Market Perspective for September 12, 2014

The indexes lost ground today, pulling their weekly performance into negative territory. Overall, the S&P 500 Index lost 1.10 percent on the week, while the Dow Jones Industrial Average dropped 0.87 percent. The Russell 2000 retreated 0.81percent.  The Nasdaq, which has been the strongest index recently, lost a modest 0.33 percent.

Apple (AAPL) unveiled its anticipated watch this week. Shares of Apple rallied strongly ahead of the news and then tumbled as traders sold the stock. Shares recovered later in the week and went on to finish higher. Since Apple is the largest stock in both the S&P 500 Index and the Nasdaq, it’s movement up, down and then up again helped make for a mildly choppy week for stocks.

The real action this week was in the currency markets. The Japanese yen broke to a new 52-week low versus the U.S. dollar and then continued falling. The euro finally stabilized after a scare earlier in the week, when traders saw a poll that showed the Scottish independence vote leaning towards the yes camp. The news weighed even more on the British pound, which for obvious reasons is first in line for any effects should Scotland decide to leave the UK next week.

The Australian dollar also fell this week, as part of a wider drop in industrial commodities. Iron ore and copper came under pressure as concerns about a slowdown in China picked up. The stronger U.S. dollar is also weighing on commodities. Between the losses in currency and commodity markets, the U.S. dollar is having one of its best streaks in almost two decades. That’s keeping U.S. assets attractive and drawing in investors from the developed world

The effects of the Federal Reserve’s taper may finally be hitting the bond markets though. Short-term yields have been increasing and long-term yields joined them this week. Junk bonds are also under pressure again after barely making a new high in late August. It hasn’t been a big or noisy move, but interest rates are quietly rising in the U.S., though mostly concentrated in shorter-term bonds. Europe had been helping to pull rates lower, since some of its sovereign bond yields are in negative territory, but the impact may be limited moving forward.
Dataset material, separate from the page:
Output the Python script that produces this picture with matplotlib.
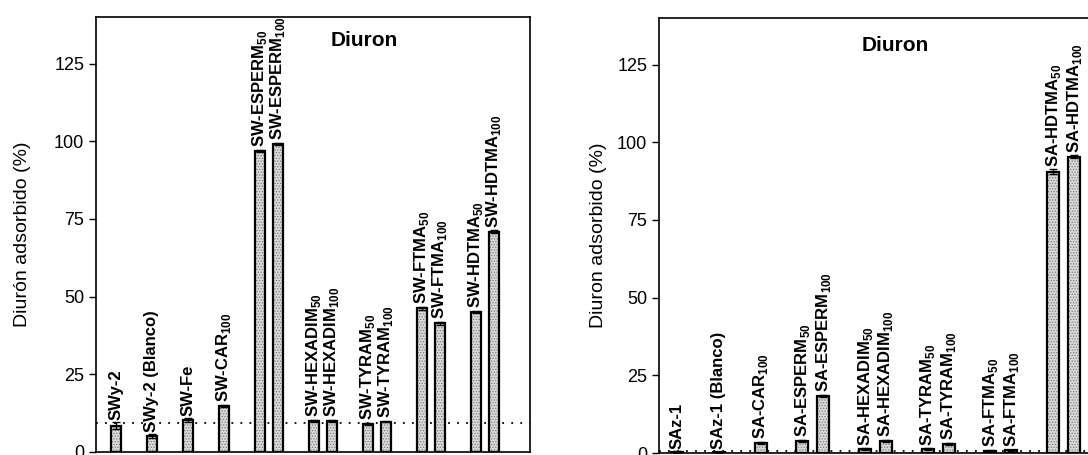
import matplotlib
matplotlib.use("Agg")
import matplotlib.pyplot as plt

plt.rcParams['font.family'] = ['Liberation Sans', 'DejaVu Sans']
plt.rcParams['mathtext.fontset'] = 'custom'
plt.rcParams['mathtext.rm'] = 'Liberation Sans'
plt.rcParams['mathtext.bf'] = 'Liberation Sans:bold'
plt.rcParams['hatch.linewidth'] = 0.6

# Left panel: SWy-2 series
sw_labels = ['SWy-2', 'SWy-2 (Blanco)', 'SW-Fe', r'SW-CAR$_{\mathbf{100}}$',
             r'SW-ESPERM$_{\mathbf{50}}$', r'SW-ESPERM$_{\mathbf{100}}$',
             r'SW-HEXADIM$_{\mathbf{50}}$', r'SW-HEXADIM$_{\mathbf{100}}$',
             r'SW-TYRAM$_{\mathbf{50}}$', r'SW-TYRAM$_{\mathbf{100}}$',
             r'SW-FTMA$_{\mathbf{50}}$', r'SW-FTMA$_{\mathbf{100}}$',
             r'SW-HDTMA$_{\mathbf{50}}$', r'SW-HDTMA$_{\mathbf{100}}$']
sw_values = [8.5, 5.1, 10.3, 14.8, 96.9, 99.1, 10.1, 10.0, 9.0, 9.8, 46.2, 41.5, 45.1, 70.9]
sw_errors = [1.0, 0.6, 0.5, 0.4, 0.3, 0.4, 0.3, 0.3, 0.3, 0.3, 0.4, 0.5, 0.4, 0.4]
sw_reference = 9.2
sw_singles = 4

# Right panel: SAz-1 series
sa_labels = ['SAz-1', 'SAz-1 (Blanco)', r'SA-CAR$_{\mathbf{100}}$',
             r'SA-ESPERM$_{\mathbf{50}}$', r'SA-ESPERM$_{\mathbf{100}}$',
             r'SA-HEXADIM$_{\mathbf{50}}$', r'SA-HEXADIM$_{\mathbf{100}}$',
             r'SA-TYRAM$_{\mathbf{50}}$', r'SA-TYRAM$_{\mathbf{100}}$',
             r'SA-FTMA$_{\mathbf{50}}$', r'SA-FTMA$_{\mathbf{100}}$',
             r'SA-HDTMA$_{\mathbf{50}}$', r'SA-HDTMA$_{\mathbf{100}}$']
sa_values = [0.3, 0.2, 3.3, 3.9, 18.3, 1.3, 3.9, 1.3, 2.9, 0.8, 0.9, 90.5, 95.4]
sa_errors = [0.2, 0.2, 0.4, 0.3, 0.3, 0.2, 0.3, 0.2, 0.3, 0.2, 0.2, 0.8, 0.4]
sa_reference = 0.6
sa_singles = 3


def layout(n, singles):
    # singles every 2 slots, then pairs with one empty slot between pairs
    pos = [2 * i for i in range(singles)]
    x = 2 * singles
    k = singles
    while k < n:
        pos.append(x)
        if k + 1 < n:
            pos.append(x + 1)
        x += 3
        k += 2
    return pos


def draw_panel(ax, labels, values, errors, singles, ref, width):
    pos = layout(len(values), singles)
    ax.bar(pos, values, width=width, color='#dadada', hatch='......',
           edgecolor='#7a7a7a', linewidth=0, zorder=2)
    ax.bar(pos, values, width=width, fill=False, edgecolor='black',
           linewidth=1.6, zorder=3)
    ax.errorbar(pos, values, yerr=errors, fmt='none', ecolor='black',
                elinewidth=1, capsize=3, zorder=4)
    for p, v, e, lab in zip(pos, values, errors, labels):
        ax.annotate(lab, (p, v + e), xytext=(0, 2), textcoords='offset points',
                    rotation=90, ha='center', va='bottom', fontsize=12,
                    fontweight='bold')
    ax.axhline(ref, color='black', linestyle=(0, (1, 4)), linewidth=1.3, zorder=1)
    ax.set_ylim(0, 140)
    ax.set_yticks([0, 25, 50, 75, 100, 125])
    ax.set_xticks([])
    ax.tick_params(axis='y', direction='out', length=5, width=1, labelsize=13)
    for s in ax.spines.values():
        s.set_linewidth(1.2)


W, H = 1088, 455
fig = plt.figure(figsize=(W / 100, H / 100), dpi=100)

ax1 = fig.add_axes([96 / W, (H - 452) / H, 434 / W, 435 / H])
draw_panel(ax1, sw_labels, sw_values, sw_errors, sw_singles, sw_reference, 0.6)
ax1.set_xlim(-1.11, 23.0)
ax1.set_ylabel('Diurón adsorbido (%)', fontsize=14)
ax1.yaxis.set_label_coords(-0.15, 0.5)
ax1.text(0.617, 0.947, 'Diuron', transform=ax1.transAxes, ha='center',
         va='center', fontsize=15, fontweight='bold')

ax2 = fig.add_axes([659 / W, (H - 453) / H, 461 / W, 435 / H])
draw_panel(ax2, sa_labels, sa_values, sa_errors, sa_singles, sa_reference, 0.57)
ax2.set_xlim(-0.86, 21.2)
ax2.set_ylabel('Diuron adsorbido (%)', fontsize=14)
ax2.yaxis.set_label_coords(-0.112, 0.5)
ax2.text(0.512, 0.936, 'Diuron', transform=ax2.transAxes, ha='center',
         va='center', fontsize=15, fontweight='bold')

fig.savefig('out.png', dpi=100)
As we approach the mid-point of the month and look ahead to October, the U.S. remains the relatively attractive destination for investors. The economy is much stronger than Europe or Japan. Bond yields are significantly higher, the currency is strengthening and the stock market continues to perform well. The Fed’s exit from quantitative easing should support the dollar, while the European Central Bank and Bank of Japan move to weaken their currencies should work in concert to strengthen the dollar. Interest rates remain low and the very low rates in Europe could help keep domestic bond yields subdued, even though GDP growth is picking up. Stocks performance may be a bit more tempered moving forward, but the bull market still has a lot of factors working in its favor.